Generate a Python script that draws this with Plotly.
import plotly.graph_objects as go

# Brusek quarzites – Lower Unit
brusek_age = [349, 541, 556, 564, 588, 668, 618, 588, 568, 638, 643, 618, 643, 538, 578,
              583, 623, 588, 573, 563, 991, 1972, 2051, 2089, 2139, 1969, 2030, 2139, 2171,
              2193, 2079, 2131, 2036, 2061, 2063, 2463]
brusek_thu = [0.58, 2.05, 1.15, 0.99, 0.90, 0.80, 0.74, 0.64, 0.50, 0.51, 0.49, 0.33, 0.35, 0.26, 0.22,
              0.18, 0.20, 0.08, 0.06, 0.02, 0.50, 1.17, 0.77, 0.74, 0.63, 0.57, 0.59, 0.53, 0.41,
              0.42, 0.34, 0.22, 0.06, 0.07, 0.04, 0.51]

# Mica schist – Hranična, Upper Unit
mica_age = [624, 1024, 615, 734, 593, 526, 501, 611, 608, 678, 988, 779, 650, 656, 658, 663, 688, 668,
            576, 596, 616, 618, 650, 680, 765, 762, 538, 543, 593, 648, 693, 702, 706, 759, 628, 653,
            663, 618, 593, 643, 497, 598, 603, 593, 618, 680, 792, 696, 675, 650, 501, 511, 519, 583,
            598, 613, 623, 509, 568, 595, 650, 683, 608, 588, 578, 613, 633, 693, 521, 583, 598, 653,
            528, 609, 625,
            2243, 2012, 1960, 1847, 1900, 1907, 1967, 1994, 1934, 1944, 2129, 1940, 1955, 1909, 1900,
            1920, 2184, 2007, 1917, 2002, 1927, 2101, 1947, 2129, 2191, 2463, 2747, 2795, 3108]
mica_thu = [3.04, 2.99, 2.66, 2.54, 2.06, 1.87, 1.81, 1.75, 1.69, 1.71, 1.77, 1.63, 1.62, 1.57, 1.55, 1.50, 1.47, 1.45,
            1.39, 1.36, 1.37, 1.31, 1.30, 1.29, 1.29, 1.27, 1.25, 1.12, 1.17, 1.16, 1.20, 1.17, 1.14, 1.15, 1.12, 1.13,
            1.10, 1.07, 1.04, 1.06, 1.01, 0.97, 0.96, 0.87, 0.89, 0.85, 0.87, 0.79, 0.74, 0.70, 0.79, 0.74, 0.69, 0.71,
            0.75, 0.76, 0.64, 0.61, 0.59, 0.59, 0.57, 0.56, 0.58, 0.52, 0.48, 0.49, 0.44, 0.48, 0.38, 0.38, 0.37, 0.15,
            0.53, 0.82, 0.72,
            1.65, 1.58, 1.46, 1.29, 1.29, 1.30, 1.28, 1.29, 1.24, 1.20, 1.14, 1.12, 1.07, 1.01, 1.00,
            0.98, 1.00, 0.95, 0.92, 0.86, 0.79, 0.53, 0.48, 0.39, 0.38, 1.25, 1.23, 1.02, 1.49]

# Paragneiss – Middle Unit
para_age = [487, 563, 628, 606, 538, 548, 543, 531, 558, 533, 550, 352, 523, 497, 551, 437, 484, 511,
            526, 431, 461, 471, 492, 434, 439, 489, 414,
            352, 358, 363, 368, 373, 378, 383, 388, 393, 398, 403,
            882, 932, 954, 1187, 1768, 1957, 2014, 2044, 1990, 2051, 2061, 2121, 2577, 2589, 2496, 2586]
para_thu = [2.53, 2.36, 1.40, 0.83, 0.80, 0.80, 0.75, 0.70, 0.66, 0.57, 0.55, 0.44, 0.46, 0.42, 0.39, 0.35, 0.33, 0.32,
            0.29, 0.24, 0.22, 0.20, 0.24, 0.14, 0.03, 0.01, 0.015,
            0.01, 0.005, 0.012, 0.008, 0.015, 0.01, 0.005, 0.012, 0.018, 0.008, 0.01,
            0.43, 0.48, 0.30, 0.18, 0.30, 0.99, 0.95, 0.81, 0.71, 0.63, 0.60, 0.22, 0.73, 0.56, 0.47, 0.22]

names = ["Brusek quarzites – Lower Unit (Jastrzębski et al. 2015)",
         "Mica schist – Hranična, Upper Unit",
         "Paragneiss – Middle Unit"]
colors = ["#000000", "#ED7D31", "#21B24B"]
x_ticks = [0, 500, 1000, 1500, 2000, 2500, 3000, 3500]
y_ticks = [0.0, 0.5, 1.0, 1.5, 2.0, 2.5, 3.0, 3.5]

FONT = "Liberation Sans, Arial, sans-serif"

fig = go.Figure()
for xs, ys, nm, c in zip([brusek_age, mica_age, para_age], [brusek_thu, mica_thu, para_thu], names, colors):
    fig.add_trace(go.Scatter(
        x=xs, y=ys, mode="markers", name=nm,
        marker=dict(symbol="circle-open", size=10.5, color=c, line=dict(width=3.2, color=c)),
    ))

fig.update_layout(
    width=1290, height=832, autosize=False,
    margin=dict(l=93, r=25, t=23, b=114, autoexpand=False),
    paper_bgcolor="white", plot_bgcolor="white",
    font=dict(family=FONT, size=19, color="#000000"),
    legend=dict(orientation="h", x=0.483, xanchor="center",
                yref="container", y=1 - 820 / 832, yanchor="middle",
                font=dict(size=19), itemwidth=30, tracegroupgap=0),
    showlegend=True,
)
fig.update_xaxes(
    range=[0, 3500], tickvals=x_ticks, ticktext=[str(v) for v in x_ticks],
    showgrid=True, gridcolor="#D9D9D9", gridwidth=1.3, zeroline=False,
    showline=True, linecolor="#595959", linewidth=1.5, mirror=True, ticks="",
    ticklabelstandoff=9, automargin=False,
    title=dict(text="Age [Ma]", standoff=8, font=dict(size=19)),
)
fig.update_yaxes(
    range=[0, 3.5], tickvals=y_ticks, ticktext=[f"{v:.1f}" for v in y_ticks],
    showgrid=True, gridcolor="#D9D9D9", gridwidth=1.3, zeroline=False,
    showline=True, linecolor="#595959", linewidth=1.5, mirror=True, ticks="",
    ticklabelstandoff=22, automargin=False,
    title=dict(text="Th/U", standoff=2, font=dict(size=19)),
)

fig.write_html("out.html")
::::::::::
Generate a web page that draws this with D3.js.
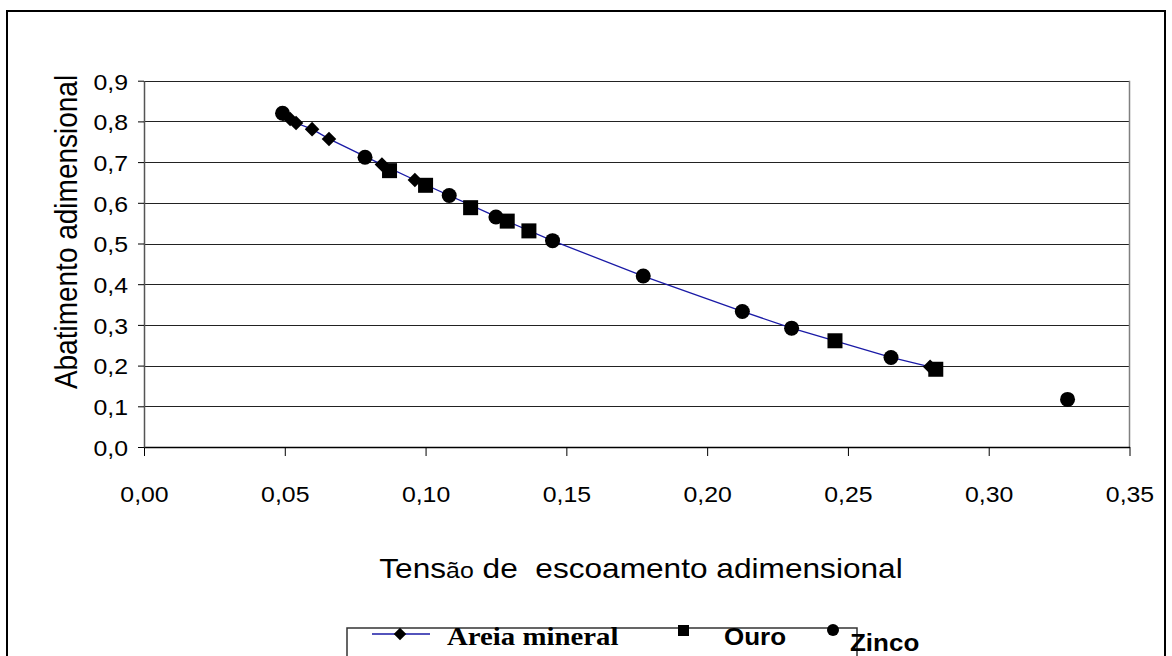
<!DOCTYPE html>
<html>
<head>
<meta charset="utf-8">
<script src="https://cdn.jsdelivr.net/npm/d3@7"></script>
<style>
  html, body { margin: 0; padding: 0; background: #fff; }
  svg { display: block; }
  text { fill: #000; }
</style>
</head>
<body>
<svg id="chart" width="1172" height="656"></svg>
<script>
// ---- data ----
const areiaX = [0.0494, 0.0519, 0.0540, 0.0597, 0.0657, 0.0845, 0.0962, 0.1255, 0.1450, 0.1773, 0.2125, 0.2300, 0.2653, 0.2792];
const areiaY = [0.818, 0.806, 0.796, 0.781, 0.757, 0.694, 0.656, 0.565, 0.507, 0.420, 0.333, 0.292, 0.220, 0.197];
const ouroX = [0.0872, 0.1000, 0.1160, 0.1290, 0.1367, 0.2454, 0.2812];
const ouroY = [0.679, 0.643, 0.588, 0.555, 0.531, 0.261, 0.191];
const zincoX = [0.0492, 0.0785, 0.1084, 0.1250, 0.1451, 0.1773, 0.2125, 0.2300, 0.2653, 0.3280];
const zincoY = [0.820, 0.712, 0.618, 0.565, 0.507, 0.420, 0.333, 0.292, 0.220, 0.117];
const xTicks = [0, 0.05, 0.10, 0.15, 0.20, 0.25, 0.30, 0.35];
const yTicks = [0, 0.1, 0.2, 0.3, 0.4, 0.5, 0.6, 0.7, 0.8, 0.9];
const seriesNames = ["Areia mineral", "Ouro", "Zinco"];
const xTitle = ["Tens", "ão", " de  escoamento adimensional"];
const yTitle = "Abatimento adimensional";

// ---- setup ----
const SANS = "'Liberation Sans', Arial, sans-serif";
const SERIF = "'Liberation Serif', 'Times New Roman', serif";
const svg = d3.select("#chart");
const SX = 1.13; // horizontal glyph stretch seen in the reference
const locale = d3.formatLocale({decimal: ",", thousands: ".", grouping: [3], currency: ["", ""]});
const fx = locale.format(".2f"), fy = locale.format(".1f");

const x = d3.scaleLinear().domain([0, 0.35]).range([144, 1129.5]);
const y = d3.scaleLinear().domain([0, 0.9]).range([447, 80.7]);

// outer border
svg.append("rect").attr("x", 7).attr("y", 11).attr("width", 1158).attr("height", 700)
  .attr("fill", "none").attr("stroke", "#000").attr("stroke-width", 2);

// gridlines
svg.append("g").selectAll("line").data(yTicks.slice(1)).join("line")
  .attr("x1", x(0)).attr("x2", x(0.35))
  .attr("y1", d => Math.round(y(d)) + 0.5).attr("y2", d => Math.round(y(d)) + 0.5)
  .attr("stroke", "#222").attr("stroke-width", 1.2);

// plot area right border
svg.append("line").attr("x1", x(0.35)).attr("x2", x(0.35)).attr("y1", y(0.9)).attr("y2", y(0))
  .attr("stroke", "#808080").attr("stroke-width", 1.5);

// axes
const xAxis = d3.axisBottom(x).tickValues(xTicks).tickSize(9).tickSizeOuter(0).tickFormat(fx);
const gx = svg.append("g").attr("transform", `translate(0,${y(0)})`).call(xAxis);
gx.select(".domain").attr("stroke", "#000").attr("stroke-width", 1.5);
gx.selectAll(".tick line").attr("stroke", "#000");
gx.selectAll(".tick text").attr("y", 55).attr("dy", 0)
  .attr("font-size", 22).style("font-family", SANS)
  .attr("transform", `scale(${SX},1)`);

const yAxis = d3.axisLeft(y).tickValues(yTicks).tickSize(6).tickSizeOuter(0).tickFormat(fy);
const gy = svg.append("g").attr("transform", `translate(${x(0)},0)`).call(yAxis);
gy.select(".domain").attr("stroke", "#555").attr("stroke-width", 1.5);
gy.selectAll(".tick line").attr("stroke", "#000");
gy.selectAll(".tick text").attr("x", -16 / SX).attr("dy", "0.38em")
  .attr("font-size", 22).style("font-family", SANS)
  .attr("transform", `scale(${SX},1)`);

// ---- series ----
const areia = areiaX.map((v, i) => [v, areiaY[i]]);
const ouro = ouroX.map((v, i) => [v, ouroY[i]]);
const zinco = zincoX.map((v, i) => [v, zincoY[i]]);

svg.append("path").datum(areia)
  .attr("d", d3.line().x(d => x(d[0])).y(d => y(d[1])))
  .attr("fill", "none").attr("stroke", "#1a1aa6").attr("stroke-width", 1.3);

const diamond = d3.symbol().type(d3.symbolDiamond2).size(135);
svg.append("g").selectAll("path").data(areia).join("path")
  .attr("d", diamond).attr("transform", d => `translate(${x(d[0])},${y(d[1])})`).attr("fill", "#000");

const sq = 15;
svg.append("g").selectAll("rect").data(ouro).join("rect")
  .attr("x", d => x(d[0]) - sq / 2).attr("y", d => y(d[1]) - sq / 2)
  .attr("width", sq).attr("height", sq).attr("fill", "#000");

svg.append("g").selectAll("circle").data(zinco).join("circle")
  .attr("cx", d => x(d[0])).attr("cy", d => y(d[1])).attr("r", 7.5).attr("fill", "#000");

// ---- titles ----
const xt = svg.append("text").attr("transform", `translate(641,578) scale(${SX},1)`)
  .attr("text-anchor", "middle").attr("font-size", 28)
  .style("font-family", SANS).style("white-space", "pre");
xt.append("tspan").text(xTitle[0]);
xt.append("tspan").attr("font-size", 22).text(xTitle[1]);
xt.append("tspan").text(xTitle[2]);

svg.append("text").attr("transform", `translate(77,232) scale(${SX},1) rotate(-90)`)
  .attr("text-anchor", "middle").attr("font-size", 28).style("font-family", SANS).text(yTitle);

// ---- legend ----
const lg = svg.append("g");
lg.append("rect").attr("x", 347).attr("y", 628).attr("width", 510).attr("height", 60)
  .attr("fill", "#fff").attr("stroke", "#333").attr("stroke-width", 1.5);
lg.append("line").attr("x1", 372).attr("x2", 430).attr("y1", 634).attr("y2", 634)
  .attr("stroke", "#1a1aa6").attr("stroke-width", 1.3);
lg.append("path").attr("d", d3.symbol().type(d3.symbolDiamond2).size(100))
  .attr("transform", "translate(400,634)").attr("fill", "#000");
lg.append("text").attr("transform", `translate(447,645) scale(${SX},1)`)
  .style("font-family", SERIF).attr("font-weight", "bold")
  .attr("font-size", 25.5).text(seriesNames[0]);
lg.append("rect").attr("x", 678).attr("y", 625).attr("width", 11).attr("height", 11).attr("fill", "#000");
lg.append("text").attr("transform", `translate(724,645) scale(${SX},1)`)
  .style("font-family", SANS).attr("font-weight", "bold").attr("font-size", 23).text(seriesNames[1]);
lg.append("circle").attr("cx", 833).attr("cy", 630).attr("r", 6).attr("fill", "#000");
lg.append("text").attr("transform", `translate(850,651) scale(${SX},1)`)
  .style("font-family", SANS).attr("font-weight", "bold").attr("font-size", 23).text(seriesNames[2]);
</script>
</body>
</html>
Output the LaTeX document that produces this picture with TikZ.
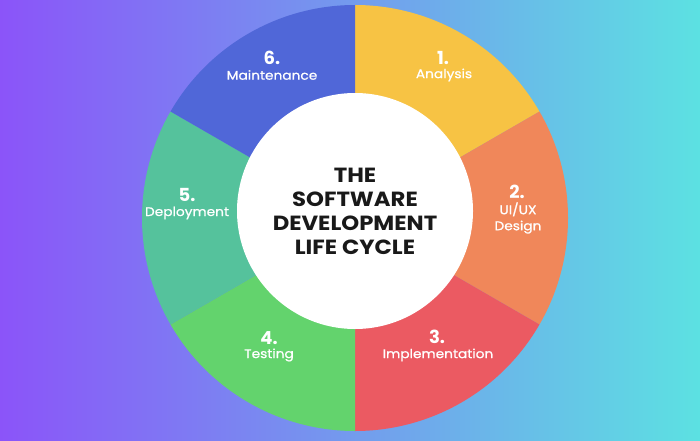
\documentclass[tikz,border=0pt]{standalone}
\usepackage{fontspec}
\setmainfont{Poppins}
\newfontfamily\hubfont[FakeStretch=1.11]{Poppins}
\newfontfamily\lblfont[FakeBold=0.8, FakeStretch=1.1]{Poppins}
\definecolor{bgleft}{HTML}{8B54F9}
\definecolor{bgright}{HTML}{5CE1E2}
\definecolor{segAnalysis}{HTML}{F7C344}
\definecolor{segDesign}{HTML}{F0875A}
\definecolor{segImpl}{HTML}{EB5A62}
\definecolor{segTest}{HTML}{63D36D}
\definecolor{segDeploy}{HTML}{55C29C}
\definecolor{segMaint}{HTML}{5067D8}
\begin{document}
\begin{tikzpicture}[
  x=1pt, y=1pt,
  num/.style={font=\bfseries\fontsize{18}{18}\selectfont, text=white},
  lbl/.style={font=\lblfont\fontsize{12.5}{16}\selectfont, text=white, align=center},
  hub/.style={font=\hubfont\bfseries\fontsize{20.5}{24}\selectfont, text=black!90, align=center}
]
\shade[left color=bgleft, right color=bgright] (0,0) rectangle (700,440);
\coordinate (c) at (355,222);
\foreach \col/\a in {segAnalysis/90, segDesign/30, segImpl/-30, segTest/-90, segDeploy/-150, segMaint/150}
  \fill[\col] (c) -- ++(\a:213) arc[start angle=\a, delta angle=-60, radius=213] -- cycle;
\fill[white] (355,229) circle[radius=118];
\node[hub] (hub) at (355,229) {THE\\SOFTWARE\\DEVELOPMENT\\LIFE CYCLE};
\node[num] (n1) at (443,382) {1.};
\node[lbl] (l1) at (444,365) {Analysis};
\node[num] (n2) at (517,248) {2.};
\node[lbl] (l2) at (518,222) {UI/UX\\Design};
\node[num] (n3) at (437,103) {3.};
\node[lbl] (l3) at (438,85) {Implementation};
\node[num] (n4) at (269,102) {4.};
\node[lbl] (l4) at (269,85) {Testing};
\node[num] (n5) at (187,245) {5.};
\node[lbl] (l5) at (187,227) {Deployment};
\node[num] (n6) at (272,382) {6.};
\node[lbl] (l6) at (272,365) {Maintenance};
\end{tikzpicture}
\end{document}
::::::::::
SET EXERCISE: Using the data above, extract exactly the lines from the one that holds "Generate a Python" to the one that holds "0.42, 0.34, 0.22, 0.06, 0.07, 0.04, 0.51]", both ends included, and no others.

CORRECT RESULT:
Generate a Python script that draws this with Plotly.
import plotly.graph_objects as go

# Brusek quarzites – Lower Unit
brusek_age = [349, 541, 556, 564, 588, 668, 618, 588, 568, 638, 643, 618, 643, 538, 578,
              583, 623, 588, 573, 563, 991, 1972, 2051, 2089, 2139, 1969, 2030, 2139, 2171,
              2193, 2079, 2131, 2036, 2061, 2063, 2463]
brusek_thu = [0.58, 2.05, 1.15, 0.99, 0.90, 0.80, 0.74, 0.64, 0.50, 0.51, 0.49, 0.33, 0.35, 0.26, 0.22,
              0.18, 0.20, 0.08, 0.06, 0.02, 0.50, 1.17, 0.77, 0.74, 0.63, 0.57, 0.59, 0.53, 0.41,
              0.42, 0.34, 0.22, 0.06, 0.07, 0.04, 0.51]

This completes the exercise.